NbRe & Majorana Stabilizers: The niobium-rhenium (NbRe) alloy, as an intrinsic triplet superconductor, is the "holy grail" for creating Majorana particles. These particles act as their own antiparticles and are "Majorana-Sighted"—they encode information in a way that is inherently protected from local noise, providing the 1% Truth required for error correction.

Oscillating conductance This measurement on the middle quantum dot shows how the bulk gap in the system can be created and removed. This control is important for the manipulation and protection of Majorana modes.
(Courtesy: Image by QuTech)

The Glass Sanctuary: By embedding NbRe/Majorana stabilizers within a glass substrate, we create a topological sanctuary where quantum information can reside without de-rendering into the "Analog Blur" of environmental decoherence. By leveraging  Orch-OR in glass, room temperature QC becomes possible.

Modeling the system

The Grid (A): The discrete, binary alphabet of space.

The Solid State (B): A volumetric reality where the model and the object are one.

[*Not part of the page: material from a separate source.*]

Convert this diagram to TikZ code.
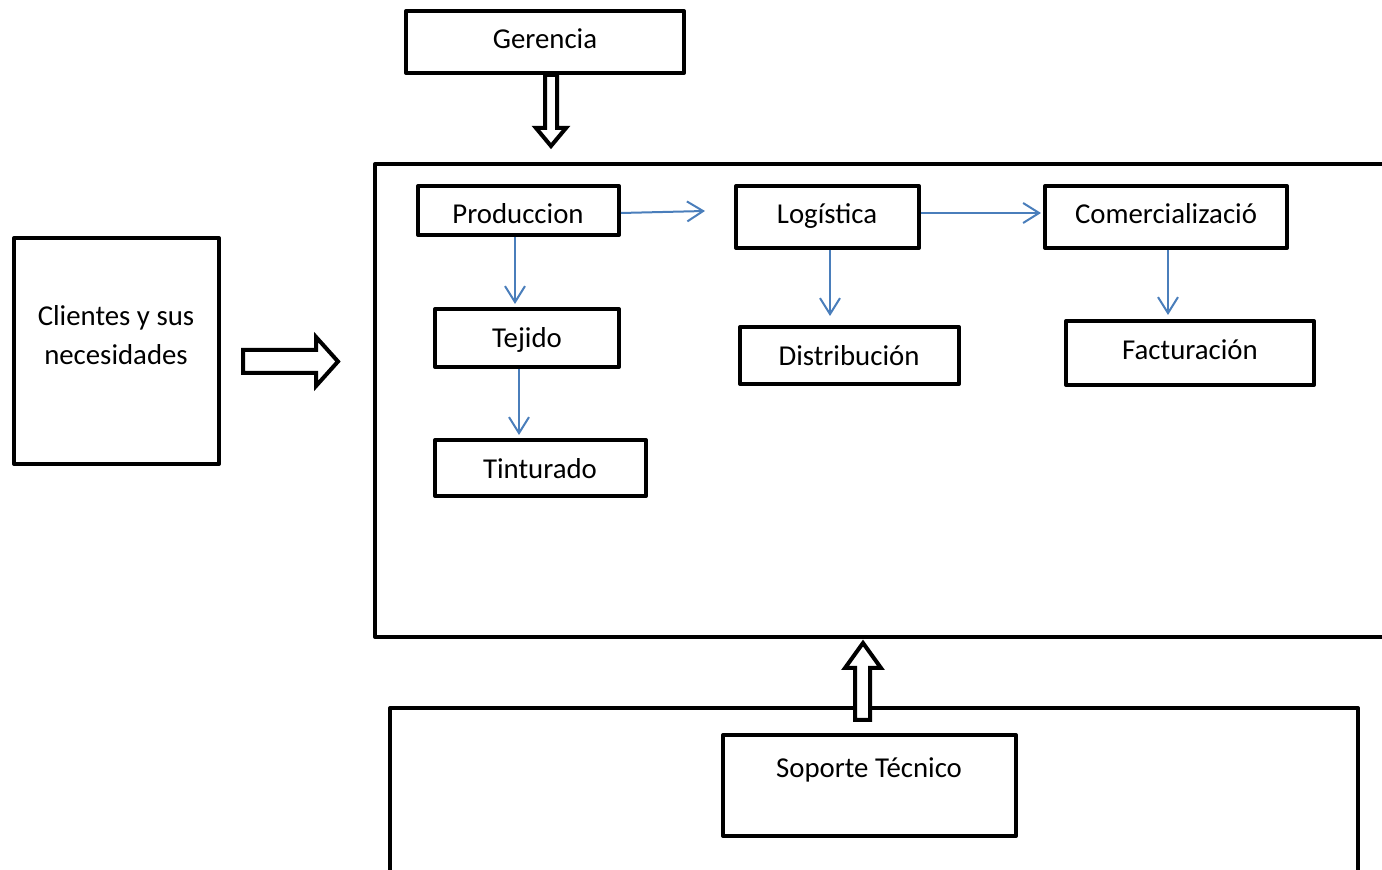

To map the waveguides in glass using The Universal Modeler as the entity of mathematical precision and structural persistence becomes possible through the use of CSG operators of Union, Difference, and Intersection as the scaffolding to generate increasingly smaller voxels as this eliminates the "Discretization Gap." while creating the correct Voxel-CSG coordinates needed to properly etch the microtubule structures directly into the glass. substrate.

Challenge to the titans

To the "boffins" at IBM, Intel, and Google: You have the toolkits, but you are still using silicon and electrons to compute. The science of RT QC in glass is now open for all to see.